Situational vs Plotted adventures

 

I was designing the next adventure for my modern day horror/sci fi campaign. The PCs will be recruited into a special agency with the government and I have all those adventures planned and ready to go. They have already finished the first adventure, based on Robert R. McCammon's Stinger.

After review, I decided that the group should go through at least two, possibly three, unrelated "incidents" before being asked to join the agency. These adventures will serve to prove the characters' resourcefulness, resilience, and their ability to act.

The first adventure was written in a standard format. One alien crash lands on earth just outside of a small Texas town named Desolation, located 15 miles from the Mexican border. The alien ejects just before the wreck in a little blue sphere that a 9 year old girl finds. The alien possesses the girl, locking her mind up in the sphere. This is the good alien.

About 10 hours later a second alien lands on the town. This alien, named Stinger by the first alien who calls herself Dauphin, is an intergalactic bounty hunter. Stinger starts hunting for the first alien by digging tunnels under the town that come up through the floors of the building and homes. Stinger kills the people it finds and replicates them as cyborgs that do his bidding.

The PCs befriend the Dauphin, discovering that she is a rebel fighting for her species survival. They join forces with her and journey through the tunnels into the alien spaceship where they confront and kill Stinger. Dauphin possesses the body of a mentally retarded war vet, giving him the eternal peace and security of the blue sphere. Then she takes the ship and leaves Earth to fight her battle.

Pretty straightforward right?

I decided to do something completely different for the second adventure. No aliens, no monsters, nothing weird or supernatural. This adventure is more circumstance and situational comedy than anything else. This adventure is based on the novel Tricky Business by Dave Barry.

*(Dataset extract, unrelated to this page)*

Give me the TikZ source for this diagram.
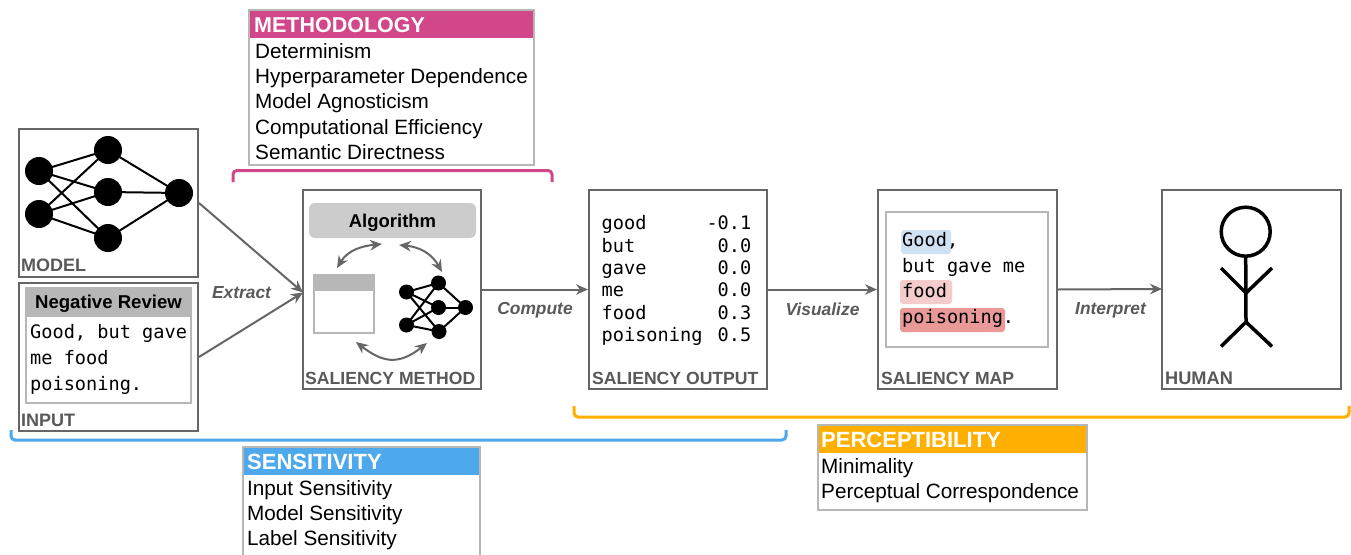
\documentclass[tikz,border=0pt]{standalone}
\usepackage{fontspec}
\setmainfont{Liberation Sans}
\setmonofont{DejaVu Sans Mono}
\usetikzlibrary{arrows.meta}
\definecolor{frameg}{HTML}{666666}
\definecolor{lightg}{HTML}{B7B7B7}
\definecolor{algog}{HTML}{CCCCCC}
\definecolor{labg}{HTML}{595959}
\definecolor{pinkc}{HTML}{D1478A}
\definecolor{bluec}{HTML}{4EA8EC}
\definecolor{orangec}{HTML}{FFAF00}
\definecolor{hlblue}{HTML}{CFE2F3}
\definecolor{hlpink}{HTML}{F4CCCC}
\definecolor{hlred}{HTML}{EA9999}
\newcommand{\fs}[1]{\fontsize{#1}{#1}\selectfont}
\tikzset{
 x=1pt,y=-1pt,
 framebox/.style={draw=frameg,line width=2pt,inner sep=0pt,fill=white},
 panel/.style={draw=lightg,line width=2pt,inner sep=0pt},
 flow/.style={draw=frameg,line width=2pt,-{Stealth[length=12pt,width=10.5pt]}},
 biflow/.style={draw=frameg,line width=2pt,{Stealth[length=12pt,width=10.5pt]}-{Stealth[length=12pt,width=10.5pt]}},
 caption/.style={font=\fs{17.6}\bfseries,text=labg,inner sep=0pt,anchor=base west},
 verb/.style={font=\fs{17.4}\bfseries\itshape,text=labg,inner sep=0pt},
 mono/.style={font=\ttfamily\fs{18.6},inner sep=0pt,anchor=base west},
 monoe/.style={font=\ttfamily\fs{18.6},inner sep=0pt,anchor=base east},
 item/.style={font=\fs{20.7},inner sep=0pt,anchor=base west},
 head/.style={font=\fs{22}\bfseries,text=white,inner sep=0pt,anchor=base west},
 neuron/.style={circle,fill=black,inner sep=0pt,minimum size=28pt},
 sneuron/.style={circle,fill=black,inner sep=0pt,minimum size=15pt},
 wire/.style={draw=black,line width=2pt},
 swire/.style={draw=black,line width=2pt},
 bracket/.style={line width=3pt,rounded corners=4pt},
 stick/.style={draw=black,line width=3.5pt},
 hl/.style={rounded corners=3pt,inner sep=0pt},
}
\begin{document}
\begin{tikzpicture}
\clip (0,0) rectangle (1351,554);
\useasboundingbox (0,0) rectangle (1351,554);
% main frames
\node[framebox,minimum width=179pt,minimum height=148pt] (model) at (108.5,203) {};
\node[framebox,minimum width=179pt,minimum height=148pt] (input) at (108.5,357) {};
\node[framebox,minimum width=178pt,minimum height=199pt] (method) at (392,289.5) {};
\node[framebox,minimum width=178pt,minimum height=199pt] (output) at (678,289.5) {};
\node[framebox,minimum width=179pt,minimum height=199pt] (smap) at (967.5,289.5) {};
\node[framebox,minimum width=179pt,minimum height=199pt] (human) at (1251.5,289.5) {};
\node[caption,font=\fs{18}\bfseries] (lmodel) at (21,271) {MODEL};
\node[caption,font=\fs{18}\bfseries] (linput) at (21,426) {INPUT};
\node[caption] (lmethod) at (305,384) {SALIENCY METHOD};
\node[caption] (loutput) at (592,384) {SALIENCY OUTPUT};
\node[caption] (lmap) at (881,384) {SALIENCY MAP};
\node[caption,font=\fs{18.2}\bfseries] (lhuman) at (1165,384) {HUMAN};
% model network
\foreach \n/\x/\y in {a/39/171,b/39/214,c/108/150,d/108/192,e/108/238,f/179/193}
  \node[neuron] (\n) at (\x,\y) {};
\foreach \u in {a,b}\foreach \v in {c,d,e}\draw[wire] (\u.center) -- (\v.center);
\foreach \v in {c,d,e}\draw[wire] (\v.center) -- (f.center);
% input panel
\fill[lightg] (26,288) rectangle (191,317);
\node[panel,minimum width=165pt,minimum height=115pt] (ipanel) at (108.5,345.5) {};
\node[font=\fs{18.6}\bfseries,inner sep=0pt] (ihead) at (108.5,304) {Negative Review};
\node[mono] (i1) at (30,338) {Good, but gave};
\node[mono] (i2) at (30,364) {me food};
\node[mono] (i3) at (30,390) {poisoning.};
% method contents
\node[fill=algog,rounded corners=6pt,minimum width=167pt,minimum height=35pt,inner sep=0pt] (algo) at (392.5,220.5) {};
\node[font=\fs{18.5}\bfseries,inner sep=0pt] (algot) at (392.5,223) {Algorithm};
\fill[lightg] (314,275) rectangle (374,291);
\node[draw=lightg,line width=1.5pt,inner sep=0pt,minimum width=60pt,minimum height=58pt] (table) at (344,304) {};
\foreach \n/\x/\y in {p/406.5/292,q/406.5/325,r/438.5/283,s/438.5/307.5,t/439/331.5,u/465.5/307.5}
  \node[sneuron] (\n) at (\x,\y) {};
\foreach \u in {p,q}\foreach \v in {r,s,t}\draw[swire] (\u.center) -- (\v.center);
\foreach \v in {r,s,t}\draw[swire] (\v.center) -- (u.center);
\coordinate (c1) at (337,268);
\coordinate (c2) at (382,244);
\coordinate (c3) at (399,245);
\coordinate (c4) at (442,272);
\coordinate (c5) at (356,342);
\coordinate (c6) at (427,343);
\draw[biflow] (c1) .. controls (348,250) and (362,246) .. (c2);
\draw[biflow] (c3) .. controls (420,247) and (432,254) .. (c4);
\draw[biflow] (c5) .. controls (382,362) and (398,366) .. (c6);
% output contents
\foreach \w/\v/\y/\k in {good/-0.1/229/1,but/0.0/252/2,gave/0.0/274/3,me/0.0/296/4,food/0.3/319/5,poisoning/0.5/341/6}{
  \node[mono] (ow\k) at (601.5,\y) {\w};
  \node[monoe] (ov\k) at (751.5,\y) {\v};
}
% map contents
\node[panel,minimum width=162pt,minimum height=135pt,line width=1.5pt] (mpanel) at (967,279.5) {};
\fill[hlblue,rounded corners=3pt] (901,230) rectangle (951,254);
\fill[hlpink,rounded corners=3pt] (900,280) rectangle (952,304);
\fill[hlred,rounded corners=3pt] (900,308) rectangle (1005,332);
\node[mono] (m1) at (902,246) {Good,};
\node[mono] (m2) at (902,272) {but gave me};
\node[mono] (m3) at (902,297) {food};
\node[mono] (m4) at (902,323) {poisoning.};
% stick figure
\node[circle,draw=black,line width=3.5pt,minimum size=49pt,inner sep=0pt] (shead) at (1245.7,231.7) {};
\coordinate (neck) at (1246,293);
\coordinate (hip) at (1246,322);
\draw[stick] (shead.south) -- (hip);
\draw[stick] (1221,268) -- (neck) -- (1272,268);
\draw[stick] (1221,346.5) -- (hip) -- (1272,346.5);
% connectors
\coordinate (mIn) at (303,292.5);
\coordinate (ohIn) at (1162,289);
\draw[flow] (model.east) -- (mIn);
\draw[flow] (input.east) -- (mIn);
\draw[flow] (method.east) -- (output.west);
\draw[flow] (output.east) -- (smap.west);
\draw[flow] (smap.east) -- (ohIn);
\node[verb] (vextract) at (241.5,292.5) {Extract};
\node[verb] (vcompute) at (535,310) {Compute};
\node[verb] (vvisual) at (822.5,309.5) {Visualize};
\node[verb] (vinterp) at (1110.5,310) {Interpret};
% brackets
\coordinate (p1) at (233,182); \coordinate (p2) at (552,182);
\draw[bracket,pinkc] (p1) -- (233,170.5) -- (552,170.5) -- (p2);
\coordinate (b1) at (11,430); \coordinate (b2) at (786,430);
\draw[bracket,bluec] (b1) -- (11,440) -- (786,440) -- (b2);
\coordinate (o1) at (574,406); \coordinate (o2) at (1349,406);
\draw[bracket,orangec] (o1) -- (574,417) -- (1349,417) -- (o2);
% legend boxes
\fill[pinkc] (249,10) rectangle (534,38);
\node[panel,minimum width=285pt,minimum height=155pt] (mbox) at (391.5,87.5) {};
\node[head,font=\fs{21.5}\bfseries] (mh) at (254,32) {METHODOLOGY};
\node[item] (m01) at (255,58) {Determinism};
\node[item] (m02) at (255,83) {Hyperparameter Dependence};
\node[item] (m03) at (255,108) {Model Agnosticism};
\node[item] (m04) at (255,134) {Computational Efficiency};
\node[item] (m05) at (255,159) {Semantic Directness};
\fill[bluec] (243,447) rectangle (480,475);
\node[panel,minimum width=237pt,minimum height=125pt] (sbox) at (361.5,509.5) {};
\node[head] (sh) at (247,469) {SENSITIVITY};
\node[item] (s1) at (247,495) {Input Sensitivity};
\node[item] (s2) at (247,520) {Model Sensitivity};
\node[item] (s3) at (247,545) {Label Sensitivity};
\fill[orangec] (818,425) rectangle (1087,453);
\node[panel,minimum width=269pt,minimum height=85pt] (pbox) at (952.5,467.5) {};
\node[head] (ph) at (821,447) {PERCEPTIBILITY};
\node[item] (p01) at (821,473) {Minimality};
\node[item] (p02) at (821,498) {Perceptual Correspondence};
\end{tikzpicture}
\end{document}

The players are on a gambling ship during a severe storm. The owner of the ship set up a planned robbery of the $4 million that he has laundered for the Chinese Triad. One of the men working for him has decided to keep the money for himself and has no qualms about killing everyone else involved, covering his theft up. Added to the mix are some stoned band members, a naked woman with a knife, two 80+ year old geriatrics, and an undercover DEA agent who is a single mother and lives with her mom.

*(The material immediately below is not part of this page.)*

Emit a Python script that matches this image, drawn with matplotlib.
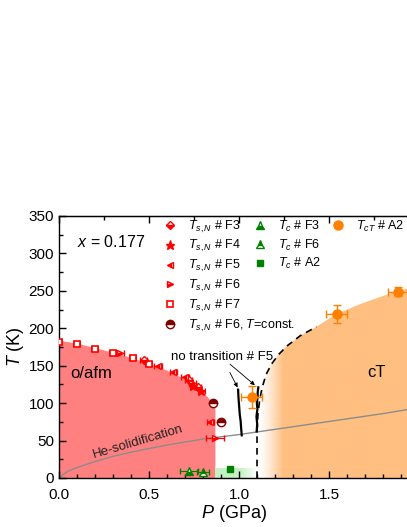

The adventure is purely circumstantial. The pc's just happen to be there while crazy stuff is going on. I have nothing planned to get them involved, nor do they have to do anything. I'm wondering how involved the players will get in this adventure and whether they'll enjoy the change of pace.

So what do you think? Which style or adventure would you rather play? Why?

I like both. The plotted adventure is more streamlined and obvious, and a lot easier to get immersed in, but I love the unconventionality (that a word?) of the second. I could totally see myself as a PC bashing my brains in trying to figure out the purpose behind the whole venture, only to find that there wasn't one.

I can see the situational adventure as being much harder to run from a GM's standpoint, but much more rewarding and memorable for the players. I could also see situational adventures getting old very fast.

So, I guess my recommendation is to mix and match them. Gage the players' reactions, and adjust accordingly.

Ha, where do I get off giving advice to the great and untouchable Calamar? That's just my two cents.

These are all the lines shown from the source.